> [REQUIREMENTS]:
Give the number of lines containing the word "this", and nothing else.

> [INFORMATION GIVEN]:
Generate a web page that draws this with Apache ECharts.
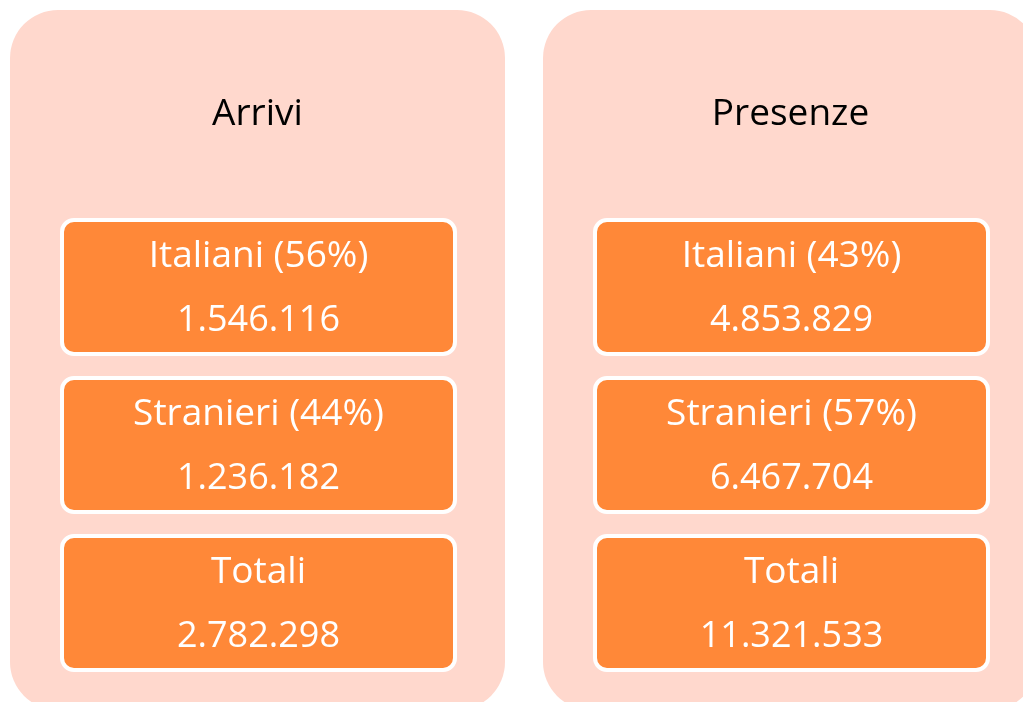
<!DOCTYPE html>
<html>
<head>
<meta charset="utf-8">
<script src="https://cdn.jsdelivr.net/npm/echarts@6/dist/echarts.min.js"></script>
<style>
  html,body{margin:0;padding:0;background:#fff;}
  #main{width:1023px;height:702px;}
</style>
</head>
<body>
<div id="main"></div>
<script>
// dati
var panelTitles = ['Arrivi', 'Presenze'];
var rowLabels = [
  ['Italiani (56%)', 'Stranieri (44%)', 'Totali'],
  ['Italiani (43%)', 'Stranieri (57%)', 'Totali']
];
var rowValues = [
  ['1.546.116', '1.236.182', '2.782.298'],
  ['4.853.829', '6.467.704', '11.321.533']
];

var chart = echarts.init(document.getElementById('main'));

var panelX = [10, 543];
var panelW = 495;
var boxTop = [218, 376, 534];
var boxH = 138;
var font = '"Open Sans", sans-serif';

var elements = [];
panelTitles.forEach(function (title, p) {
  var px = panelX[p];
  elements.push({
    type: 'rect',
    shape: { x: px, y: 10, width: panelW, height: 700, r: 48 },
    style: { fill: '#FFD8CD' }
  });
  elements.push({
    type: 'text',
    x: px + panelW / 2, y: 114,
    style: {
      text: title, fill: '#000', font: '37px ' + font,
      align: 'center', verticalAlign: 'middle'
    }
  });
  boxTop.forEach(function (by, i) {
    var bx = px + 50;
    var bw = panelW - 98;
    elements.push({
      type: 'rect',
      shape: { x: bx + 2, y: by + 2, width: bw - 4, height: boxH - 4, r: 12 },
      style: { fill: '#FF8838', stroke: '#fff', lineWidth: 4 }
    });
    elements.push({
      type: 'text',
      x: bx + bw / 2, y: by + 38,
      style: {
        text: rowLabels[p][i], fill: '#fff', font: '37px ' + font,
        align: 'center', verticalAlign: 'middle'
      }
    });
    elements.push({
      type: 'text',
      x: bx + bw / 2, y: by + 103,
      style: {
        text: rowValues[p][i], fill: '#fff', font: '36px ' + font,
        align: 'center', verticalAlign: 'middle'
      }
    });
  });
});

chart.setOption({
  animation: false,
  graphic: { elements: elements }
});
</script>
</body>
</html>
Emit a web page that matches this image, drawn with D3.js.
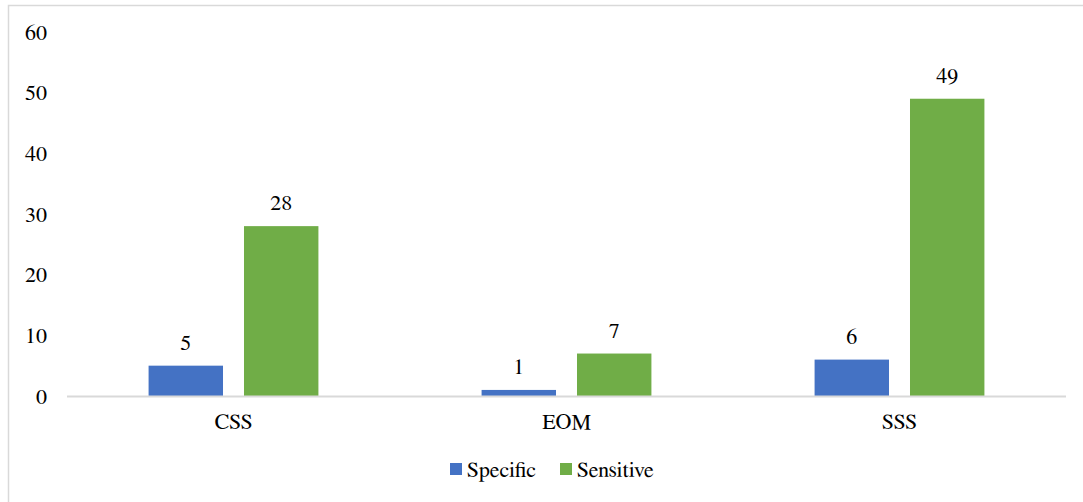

> [REPLY TO THE TASK]:
2